又開始一個新的應用,在day11至day18我們已經完成NLP的課程,接下來是Sequences, Time Series and Prediction
標題的趨勢、週期性、自我相關、與雜訊是時間資料常見的特徵,例如近期美金有上漲的趨勢,期貨有週期性的變化,股市每天甚至每分每秒都有小波動等,而這些在影像或是聲音的處理也是耳熟能像的,那在這些傳統的理論和處理工具外,機器學習有哪些可以導入和特點呢,讓我們來看這個範例,如下圖,這個時間資料具有緩慢上升的趨勢、週期性的變化與雜訊,而我們已0到999為訓練資料,1000以後為驗證資料:
首先我們用基本的平均,取20點一組:
我們可以計算所謂誤差的評判標準,MSE和MAE,MSE就是誤差量取平方後再平均,而MAE是誤差量取絕對值後再平均:
MSE: 53.815857
MAE: 5.424043
那如何機器學習呢?我們同樣需要標籤和資料,這故事就像昨天”我是一隻小小小小鳥”的範例一樣,以每個時間的值為標籤,而這個時間前的一定區間為資料,而這TensorFlow提供了function可以直接處理:
def windowed_dataset(series, window_size, batch_size, shuffle_buffer):
"""Generates dataset windows
Args:
series (array of float) - contains the values of the time series
window_size (int) - the number of time steps to include in the feature
batch_size (int) - the batch size
shuffle_buffer(int) - buffer size to use for the shuffle method
Returns:
dataset (TF Dataset) - TF Dataset containing time windows
"""
# Generate a TF Dataset from the series values
dataset = tf.data.Dataset.from_tensor_slices(series)
# Window the data but only take those with the specified size
dataset = dataset.window(window_size + 1, shift=1, drop_remainder=True)
# Flatten the windows by putting its elements in a single batch
dataset = dataset.flat_map(lambda window: window.batch(window_size + 1))
# Create tuples with features and labels
dataset = dataset.map(lambda window: (window[:-1], window[-1]))
# Shuffle the windows
dataset = dataset.shuffle(shuffle_buffer)
# Create batches of windows
dataset = dataset.batch(batch_size).prefetch(1)
return dataset
然後我們以20點為一組,然後最簡單的1維的一層dense,由於評判標準是MSE和MAE,所以loss我們設MSE:
# Parameters
window_size = 20
batch_size = 32
shuffle_buffer_size = 1000
# Generate the dataset windows
dataset = windowed_dataset(x_train, window_size, batch_size, shuffle_buffer_size)

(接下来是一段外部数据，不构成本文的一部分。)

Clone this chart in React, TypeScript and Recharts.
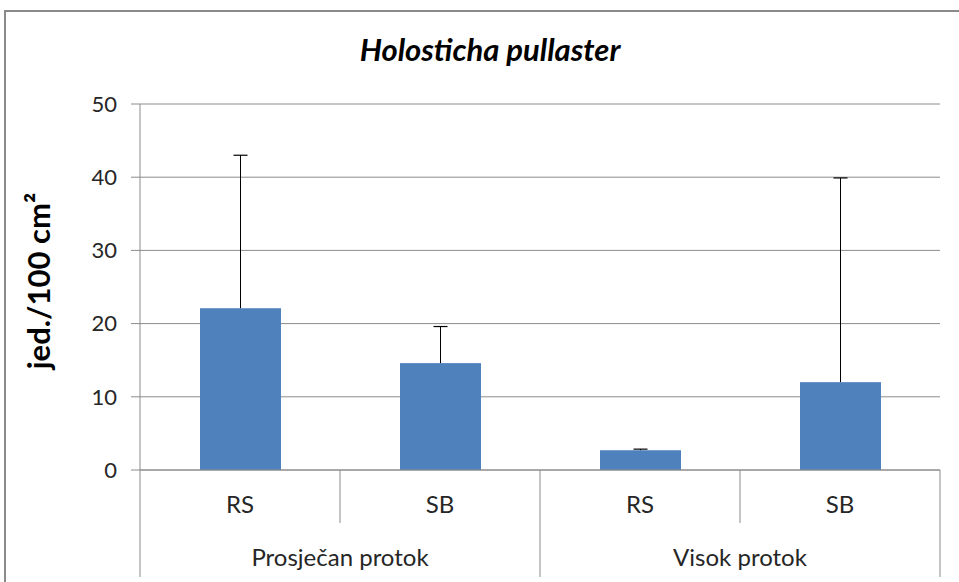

# Build the single layer neural network
model = tf.keras.models.Sequential([
tf.keras.layers.Dense(1, input_shape=[window_size])
])
# Set the training parameters
model.compile(loss="mse", optimizer='adam', metrics=['accuracy'])
# Train the model
model.fit(dataset,epochs=200)
訓練200次後loss為42.7771,然後我們就可以能訓練後的模型來預測:
# Initialize a list
forecast = []
# Use the model to predict data points per window size
for time in range(len(series) - window_size):
forecast.append(model.predict(series[time:time + window_size][np.newaxis]))
# Slice the points that are aligned with the validation set
forecast = forecast[split_time - window_size:]
# Convert to a numpy array and drop single dimensional axes
results = np.array(forecast).squeeze()
MSE: 75.38902
MAE: 6.348177
我們改用另外一個optimizer:
# Set the training parameters
model.compile(loss="mse", optimizer=tf.keras.optimizers.SGD(learning_rate=1e-6, momentum=0.9))
MSE: 47.908802
MAE: 5.064415
MSE和MAE的結果都較低,而且和平均的方式接近。